CILEGON – Entah sejak kapan dan siapa yang pertama kali menggagas tradisi Udik-udikan atau lebih umum dikenal saweran dalam ritual adat lahiran anak di Cilegon ini, namun yang jelas acara ini memang mengundang keseruan dan kehebohan tersendiri bagi para pesertanya.
Adanya istilah “hujan uang”, mungkin hanya ada di Indonesia saja tempatnya. Karena selain di Cilegon, di berbagai daerah lainnya di tanah air, juga masih ada tradisi saweran yang diyakini sebagai ungkapan rasa syukur dengan cara sedekah, serta berbagi kebahagiaan kepada yang lainnya.
Berbeda dengan saweran kepada biduan di atas panggung yang menggunakan uang kertas. Umumnya acara Udik-udikan lahiran anak berisi uang logam dan permen serta beras kuning (beras yang dicampur dengan kunyit yang telah ditumbuk) sebagai simbol kemakmuran.
Seperti yang terpantau faktabanten.co.id pada Kamis (11/1/2018) sore, di Link. Palas RT 02/01, Kelurahan Bendungan, Cilegon. Tampak kehebohan terjadi, sebelum dimulai, peserta saweran yang kebanyakan anak-anak sudah menunggu di halaman rumah yang salah satu penghuninya baru lahiran anak. Dan ketika akan dimulai, para Ibu-ibu tampak tidak malu-malu berlari mengampiri untuk mengikuti Udik-udikan.
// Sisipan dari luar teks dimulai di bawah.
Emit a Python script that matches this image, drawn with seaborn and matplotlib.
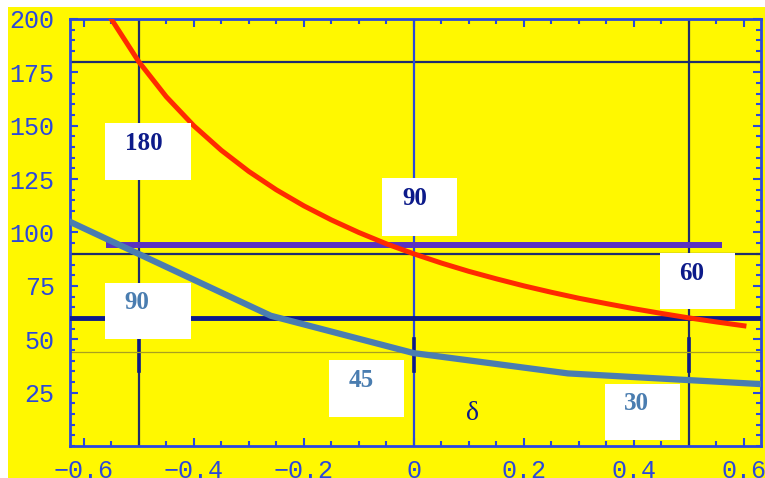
import numpy as np
import pandas as pd
import seaborn as sns
import matplotlib.pyplot as plt
from matplotlib.patches import Rectangle

# values
red_delta = [-0.55, -0.5, -0.45, -0.4, -0.35, -0.3, -0.25, -0.2, -0.15, -0.1, -0.05,
             0.0, 0.05, 0.1, 0.15, 0.2, 0.25, 0.3, 0.35, 0.4, 0.45, 0.5, 0.55, 0.6]
red_angle = [200, 180, 163.6, 150, 138.5, 128.6, 120, 112.5, 105.9, 100, 94.7,
             90, 85.7, 81.8, 78.3, 75, 72, 69.2, 66.7, 64.3, 62.1, 60, 58.1, 56.3]
blue_delta = [-0.625, -0.26, 0.0, 0.28, 0.63]
blue_angle = [105, 61, 43.5, 34, 29]

purple_level = 94
purple_span = [-0.56, 0.56]
thin_levels = [180, 90]
navy_level = 60
olive_level = 44
grid_deltas = [-0.5, 0.0, 0.5]
mark_span = [35, 50]

box_labels = ['180', '90', '60', '90', '45', '30']
x_ticks = [-0.6, -0.4, -0.2, 0, 0.2, 0.4, 0.6]
x_ticklabels = ['\u22120.6', '\u22120.4', '\u22120.2', '0', '0.2', '0.4', '0.6']
y_ticks = [25, 50, 75, 100, 125, 150, 175, 200]

YELLOW = '#fff800'
AXBLUE = '#2a48dc'
NAVY = '#0c1a8a'
STEEL = '#4a7db0'
DARK = '#1e2d6e'

fig = plt.figure(figsize=(7.65, 4.78), dpi=100, facecolor='white')
fig.patches.append(Rectangle((8 / 765, 0), 1, 471 / 478, transform=fig.transFigure,
                             facecolor=YELLOW, edgecolor='none', zorder=-10))
ax = fig.add_axes([70 / 765, 32 / 478, 691 / 765, 427 / 478])
ax.set_facecolor(YELLOW)

# reference lines
for lv in thin_levels:
    ax.axhline(lv, color=DARK, lw=1.6, zorder=2)
for i, d in enumerate(grid_deltas):
    ax.axvline(d, color=AXBLUE if d == 0 else DARK, lw=1.6, zorder=2)
    ax.plot([d, d], mark_span, color=NAVY, lw=2.6, zorder=2)
ax.axhline(olive_level, color='#a8a020', lw=0.9, zorder=2)
ax.axhline(navy_level, color=NAVY, lw=3.5, zorder=3)
ax.hlines(purple_level, purple_span[0], purple_span[1], color='#5a32c0', lw=4.3, zorder=3)

red = pd.DataFrame({'delta': red_delta, 'angle': red_angle})
blue = pd.DataFrame({'delta': blue_delta, 'angle': blue_angle})
sns.lineplot(data=red, x='delta', y='angle', color='#ff2a00', lw=3.6, ax=ax, zorder=4,
             sort=False, estimator=None)
sns.lineplot(data=blue, x='delta', y='angle', color=STEEL, lw=4.5, ax=ax, zorder=4,
             sort=False, estimator=None)

# white label boxes: (x0, y0, w, h), text position, colour
boxes = [((-0.562, 124.7, 0.157, 26.7), (-0.491, 141.6), NAVY),
         ((-0.058, 98.4, 0.136, 27.2), (0.002, 115.8), NAVY),
         ((0.447, 64.2, 0.137, 26.3), (0.505, 81.0), NAVY),
         ((-0.562, 50.2, 0.157, 26.2), (-0.504, 67.0), STEEL),
         ((-0.155, 13.6, 0.137, 26.7), (-0.096, 30.5), STEEL),
         ((0.347, 2.8, 0.137, 26.2), (0.405, 19.7), STEEL)]
for lab, (rect, tpos, col) in zip(box_labels, boxes):
    ax.add_patch(Rectangle(rect[:2], rect[2], rect[3], facecolor='white',
                           edgecolor='none', zorder=6))
    ax.text(tpos[0], tpos[1], lab, color=col, fontsize=18, fontweight='bold',
            family='Liberation Serif', ha='center', va='center', zorder=7)
ax.text(0.107, 15, '\u03b4', color=NAVY, fontsize=20, family='Liberation Serif',
        ha='center', va='center', zorder=7)

ax.set_xlim(-0.625, 0.631)
ax.set_ylim(0, 200)
ax.set_xlabel('')
ax.set_ylabel('')
ax.set_xticks(x_ticks)
ax.set_xticklabels(x_ticklabels)
ax.set_yticks(y_ticks)
ax.set_xticks(np.arange(-0.6, 0.65, 0.05), minor=True)
ax.set_yticks(np.arange(0, 201, 5), minor=True)
ax.tick_params(which='both', direction='in', top=True, right=True, color=AXBLUE, width=1.5)
ax.tick_params(which='major', length=6)
ax.tick_params(which='minor', length=3.5)
ax.tick_params(axis='x', which='major', pad=9)
ax.tick_params(axis='y', which='major', pad=11)
for lab in ax.get_xticklabels() + ax.get_yticklabels():
    lab.set_family('Liberation Mono')
    lab.set_fontsize(18)
    lab.set_color(AXBLUE)
for sp in ax.spines.values():
    sp.set_color(AXBLUE)
    sp.set_linewidth(2)

fig.savefig('out.png', dpi=100, facecolor='white')
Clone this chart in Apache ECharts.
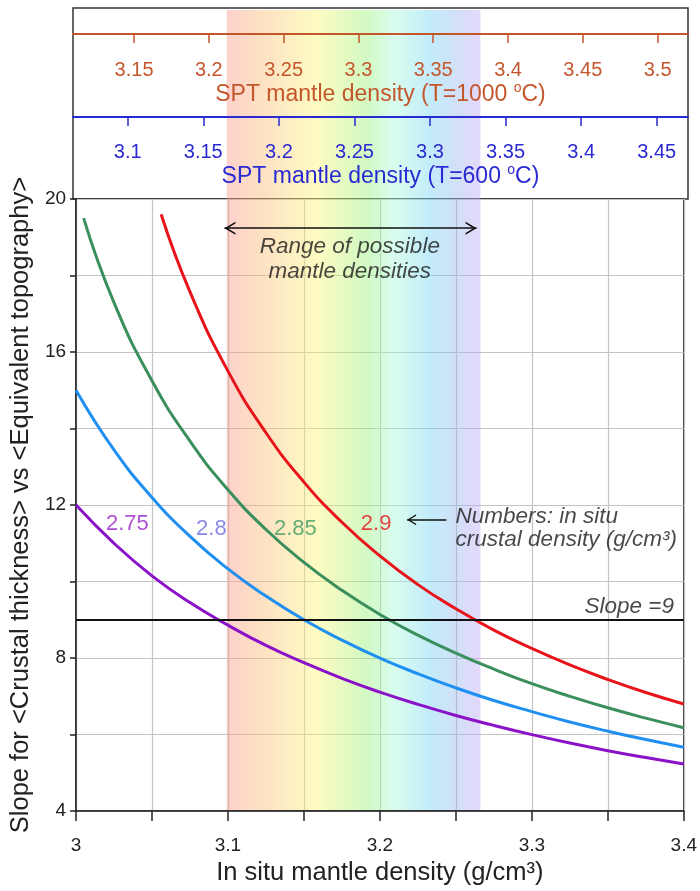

Perlu kecepatan dan insting yang bagus untuk bisa mendapatkan uang logam yang banyak saat mengikuti Udik-udikan ini. Dan begitu uang logam dilemparkan, Anak-anak dan Ibu-ibu bahu membahu mengejar dan menangkap uang logam yang dilemparkan dihadapan mereka.
Setelah selesai Udik-udikan, Anak-anak tidak langsung pulang. Biasanya mereka saling menanyakan berapa uang logam yang diperolehnya, ada uang tersenyum puas karena membawa hasil banyak dan tentunya bisa menambah uang saku mereka.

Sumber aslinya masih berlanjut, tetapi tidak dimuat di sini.